The latest brand extension comes from Chumbak which is known for its quirky home & décor and accessories. It extended its product portfolio to include clothes this month. Louis Philippe, a brand positioned in the premium segment for men’s apparel launched its timepieces ‘Louis Philippe TIME’.
Commenting at the launch of its timepieces, Sooraj Bhat, COO, Louis Philippe & Allen Solly, said, “In recent years, diversification has become an important mantra for retail brands. With factors such as the changing shopping preferences of consumers, disposable income and enhanced standard of living driving sales, keeping pace with the requirements of the industry has become essential. We are looking at a significant contribution of this category in the total revenue generated by House of Louis Philippe in the next five years.”
For Vivek Prabhakar, Co-Founder and Chumbak too getting into apparels category is a strategic decision considering the opportunity that the category offers. Home products account for 60% of Chumbak’s revenue, while accessories account for 40 per cent of the venture’s revenue. Moving forward, these dynamics will change for Chumbak with home and accessories accounting for 65 per cent of the business revenue followed up by apparel revenues stocking up to 35 per cent.

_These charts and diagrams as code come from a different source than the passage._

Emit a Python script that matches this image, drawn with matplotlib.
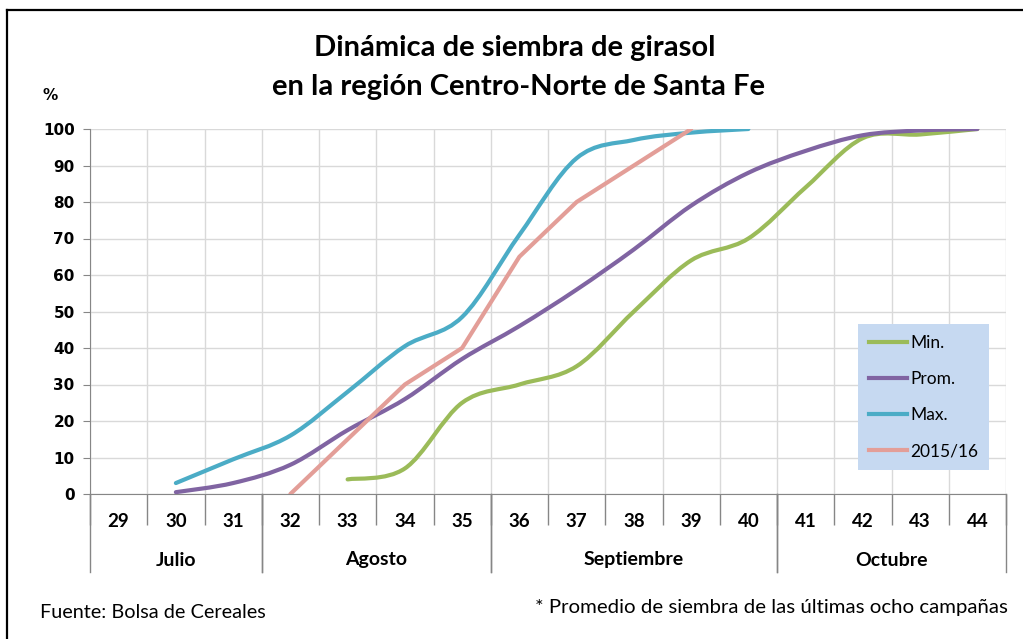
import numpy as np
import matplotlib.pyplot as plt
from matplotlib.path import Path
from matplotlib.patches import PathPatch
from matplotlib.lines import Line2D
import matplotlib.transforms as mtransforms

# Semanas 29-44 y meses
semanas = [29, 30, 31, 32, 33, 34, 35, 36, 37, 38, 39, 40, 41, 42, 43, 44]
meses = ['Julio', 'Agosto', 'Septiembre', 'Octubre']
meses_semanas = [(29, 31), (32, 35), (36, 40), (41, 44)]

# Series (% sembrado), desde la semana indicada
min_sem = [33, 34, 35, 36, 37, 38, 39, 40, 41, 42, 43, 44]
min_val = [4, 7, 25, 30, 35, 50, 64, 70, 84, 97.5, 98.5, 100]

prom_sem = [30, 31, 32, 33, 34, 35, 36, 37, 38, 39, 40, 41, 42, 43, 44]
prom_val = [0.5, 3, 8, 17.5, 26, 37, 46, 56, 67, 79, 88, 94, 98.3, 99.6, 100]

max_sem = [30, 31, 32, 33, 34, 35, 36, 37, 38, 39, 40]
max_val = [3, 9.5, 16, 28, 40.5, 48.5, 71, 92, 97, 99, 100]

c2015_sem = [32, 33, 34, 35, 36, 37, 38, 39]
c2015_val = [0, 15, 30, 40, 65, 80, 90, 100]

c_min = '#9BBB59'
c_prom = '#8064A2'
c_max = '#4BACC6'
c_2015 = '#E39E98'


def smooth_path(xs, ys):
    # curva suavizada tipo Excel (Bezier Catmull-Rom)
    pts = np.column_stack([xs, ys]).astype(float)
    n = len(pts)
    verts = [pts[0]]
    codes = [Path.MOVETO]
    for i in range(n - 1):
        p0 = pts[i - 1] if i > 0 else pts[i]
        p1 = pts[i]
        p2 = pts[i + 1]
        p3 = pts[i + 2] if i + 2 < n else pts[i + 1]
        c1 = p1 + (p2 - p0) / 6.0
        c2 = p2 - (p3 - p1) / 6.0
        verts += [c1, c2, p2]
        codes += [Path.CURVE4] * 3
    return Path(verts, codes)


fig = plt.figure(figsize=(10.23, 6.39), dpi=100)
W, H = 1023, 639

# marco exterior (solo arriba e izquierda)
fig.add_artist(Line2D([7 / W, 1], [1 - 10 / H, 1 - 10 / H], color='black', lw=1.6))
fig.add_artist(Line2D([7 / W, 7 / W], [0, 1 - 10 / H], color='black', lw=1.6))

left, right, top, bottom = 90, 1006, 129, 494
ax = fig.add_axes([left / W, 1 - bottom / H, (right - left) / W, (bottom - top) / H])

x_idx = {s: i for i, s in enumerate(semanas)}

for sem, val, col in [(min_sem, min_val, c_min), (prom_sem, prom_val, c_prom),
                      (max_sem, max_val, c_max)]:
    xs = [x_idx[s] for s in sem]
    ax.add_patch(PathPatch(smooth_path(xs, val), facecolor='none', edgecolor=col,
                           lw=3, capstyle='round', joinstyle='round', zorder=3))
ax.plot([x_idx[s] for s in c2015_sem], c2015_val, color=c_2015, lw=3,
        solid_capstyle='round', zorder=3)

ax.set_xlim(-0.5, len(semanas) - 0.5)
ax.set_ylim(0, 100)
ax.set_yticks(np.arange(0, 101, 10))
ax.tick_params(axis='y', length=5, color='#868686', labelsize=11, pad=6)
for lbl in ax.get_yticklabels():
    lbl.set_fontweight('bold')
    lbl.set_family('DejaVu Sans')

# marcas de categoria
ax.set_xticks(np.arange(-0.5, len(semanas), 1))
ax.set_xticklabels([])
ax.tick_params(axis='x', which='major', length=22.5, color='#868686', width=1)
ax.set_xticks(np.arange(len(semanas)), minor=True)
ax.set_xticklabels([str(s) for s in semanas], minor=True, fontsize=13.5,
                   fontweight='bold', family='Lato')
ax.tick_params(axis='x', which='minor', length=0, pad=14)

ax.grid(True, which='major', color='#D9D9D9', lw=1)
ax.set_axisbelow(True)
for sp in ['top', 'right']:
    ax.spines[sp].set_visible(False)
ax.spines['left'].set_color('#868686')
ax.spines['bottom'].set_color('#868686')

# meses y separadores
trans = mtransforms.blended_transform_factory(ax.transData, ax.transAxes)
y_low = -(572 - bottom) / (bottom - top)
for mes, (a, b) in zip(meses, meses_semanas):
    xa, xb = x_idx[a] - 0.5, x_idx[b] + 0.5
    ax.text((xa + xb) / 2, -(560 - bottom) / (bottom - top), mes, transform=trans,
            ha='center', va='center', fontsize=14, fontweight='bold', family='Lato')
    for xx in (xa, xb):
        ax.plot([xx, xx], [0, y_low], transform=trans, color='#868686', lw=1,
                clip_on=False)

# leyenda
handles = [Line2D([], [], color=c, lw=3) for c in (c_min, c_prom, c_max, c_2015)]
leg = ax.legend(handles, ['Min.', 'Prom.', 'Max.', '2015/16'],
                loc='upper left', bbox_to_anchor=((858 - left) / (right - left),
                                                  (bottom - 324) / (bottom - top)),
                frameon=True, fancybox=False, facecolor='#C6D9F1', edgecolor='none',
                framealpha=1, prop={'family': 'Lato', 'size': 12.5},
                handlelength=2.2, handletextpad=0.15, labelspacing=1.15,
                borderpad=0.65, borderaxespad=0)

fig.text(515 / W, 1 - 48 / H, 'Dinámica de siembra de girasol', ha='center',
         va='center', fontsize=21, fontweight='bold', family='Lato')
fig.text(518 / W, 1 - 87 / H, 'en la región Centro-Norte de Santa Fe', ha='center',
         va='center', fontsize=21, fontweight='bold', family='Lato')
fig.text(50 / W, 1 - 96 / H, '%', ha='center', va='center', fontsize=11,
         fontweight='bold', family='DejaVu Sans')

fig.text(40 / W, 1 - 612 / H, 'Fuente: Bolsa de Cereales', ha='left', va='center',
         fontsize=14.3, family='Lato')
fig.text(1008 / W, 1 - 608 / H, '* Promedio de siembra de las últimas ocho campañas',
         ha='right', va='center', fontsize=14.7, family='Lato')

fig.savefig('out.png', dpi=100)
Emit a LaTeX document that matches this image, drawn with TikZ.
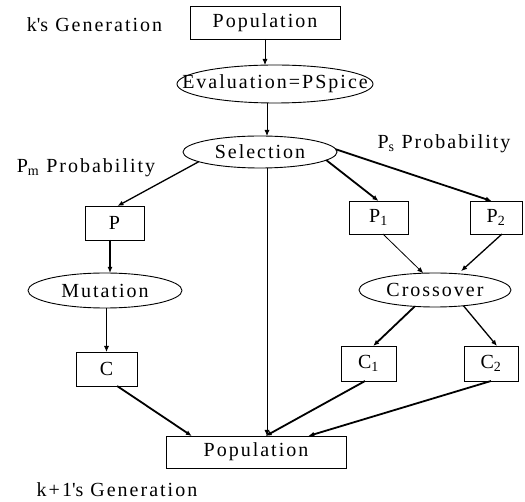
\documentclass[tikz,border=0pt]{standalone}
\usepackage{fontspec}
\setmainfont[LetterSpace=10]{Liberation Serif}
\usetikzlibrary{arrows.meta,shapes.geometric}
\begin{document}
\begin{tikzpicture}[x=1pt,y=1pt,
  every node/.style={font=\fontsize{20}{24}\selectfont, inner sep=0pt, outer sep=0pt},
  box/.style={draw, line width=0.9pt, rectangle},
  oval/.style={draw, ellipse, line width=0.9pt},
  tip/.style={-{Latex[length=6pt,width=5pt]}},
  aone/.style={tip, line width=0.8pt},
  atwo/.style={tip, line width=1.3pt},
  athree/.style={tip, line width=1.8pt}]
\useasboundingbox (0,0) rectangle (525,-502);
% nodes
\node[box, minimum width=150, minimum height=33] (top) at (265,-22.5) {Population};
\node[oval, minimum width=196, minimum height=38] (ev) at (275,-84) {\makebox[0pt]{Evaluation=PSpice}};
\node[oval, minimum width=154, minimum height=32] (sel) at (260,-152) {\makebox[0pt]{Selection}};
\node[box, minimum width=59, minimum height=34] (P) at (114.5,-223) {P};
\node[box, minimum width=59, minimum height=33] (P1) at (378.5,-217.5) {P\textsubscript{1}};
\node[box, minimum width=52, minimum height=33] (P2) at (496,-217.5) {P\textsubscript{2}};
\node[oval, minimum width=154, minimum height=35] (mut) at (105,-290.5) {\makebox[0pt]{Mutation}};
\node[oval, minimum width=152, minimum height=34] (cr) at (435,-290) {\makebox[0pt]{Crossover}};
\node[box, minimum width=61, minimum height=34] (C) at (106.5,-369) {C};
\node[box, minimum width=55, minimum height=35] (C1) at (368.5,-363.5) {C\textsubscript{1}};
\node[box, minimum width=54, minimum height=35] (C2) at (491,-363.5) {C\textsubscript{2}};
\node[box, minimum width=180, minimum height=32] (pop) at (256,-452) {Population};
% labels
\node (kg) at (94.5,-25) {k\textquotesingle s Generation};
\node (pm) at (86,-168) {P\textsubscript{m} Probability};
\node (ps) at (444,-144) {P\textsubscript{s} Probability};
\node (k1) at (117,-490) {k+1\textquotesingle s Generation};
% helper coordinates
\coordinate (vx) at (267,0);
\coordinate (mx) at (110,0);
% connectors
\draw[aone] (top.south) -- (top.south |- ev.north);
\draw[aone] (vx |- ev.south) -- (vx |- sel.north);
\draw[atwo] (sel.189) -- (P.80);
\draw[athree] (P.south -| mx) -- (mx |- mut.north);
\draw[aone] (C.north |- mut.south) -- (C.north);
\draw[aone] (vx |- sel.south) -- (vx |- pop.north);
\draw[athree] (sel.353) -- (P1.north);
\draw[athree] (sel.2) -- (P2.105);
\draw[aone] (P1.-75) -- (cr.125);
\draw[atwo, shorten >=4pt] (P2.-70) -- (cr.35);
\draw[athree] (cr.219) -- (C1.75);
\draw[atwo] (cr.331) -- (C2.71);
\draw[athree] (C.-58) -- (pop.166);
\draw[athree] (C1.259) -- (pop.59);
\draw[athree] (C2.south) -- (pop.17);
\end{tikzpicture}
\end{document}
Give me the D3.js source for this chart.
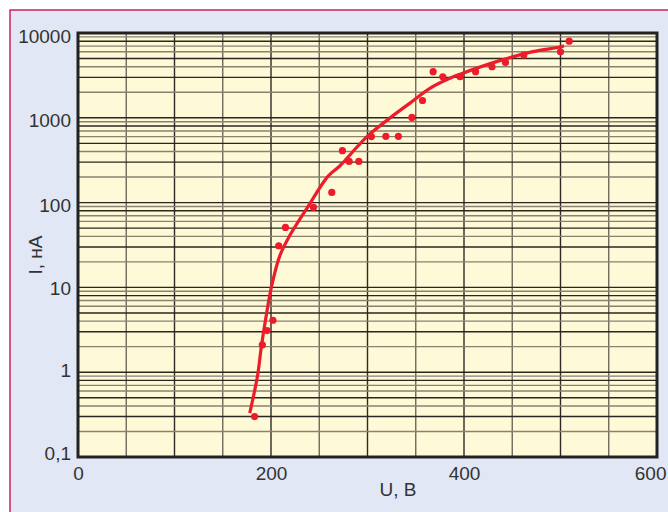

So what are a few factors to keep in mind when going for brand extension? R Sridhar, Founder and CEO of Integrated brand-comm is of the opinion that the extension only makes sense if the brand has a strong resonance and presence and most importantly a good connotation in the category. Take for example, Britannia- since it has a strong presence in biscuits it can leverage this to extend to any product in the bakery segment. Interestingly, Sridhar also points out that when we talk brand extension one generally seen it in terms of product diversification but a good way to approach this would be on the brand’s ethos or brand values. Like take the example of Kingfisher (I know not a good example in the present circumstances) which is built on the premise of being a `King of Good Times’ now this can be extended to various products like airline, TV Channel and even IPL team as the philosophy helps in tapping a wider range of categories.
This probably explains the brand extension of Chumbak into apparels with its Collection One. They are leveraging the brand quirkiness that it is known for into clothes category which will hopefully give them a bigger market share.
Jessie Paul, CEO, Paul Writer says, “Brand extensions are a great way to monetize your brand value by spreading it across a large range of goods, and hopefully command a premium for it. It’s much cheaper than launching a new brand.” She adds that while the Louis Philippe extension is not a big leap as it is in the same space – fashion – as the parent brand, the Chumbak expansion is a jump as it is trying to cross from home decor to fashion. Paul cites Tommy Hilfiger and Armani as brands that have successfully straddled the fashion and home decor spaces using their distinctive design style as a bridge. “Chumbak has successfully transitioned from the souvenir market to home decor. They now want to use their design ethos to cross over to fashion. But fashion is a fickle space and though I swear by Bombay Dyeing towels, for example, I wouldn’t wear a Bombay Dyeing frock. At present I can easily see Chumbak occupying the quirky T-shirt spot, but they’ll have to further build out their design creds to be a fashion contender.”
So would you wear a Bata dress? Use a Hapric toothpaste? What do you think? Will these brand extensions sink or fly?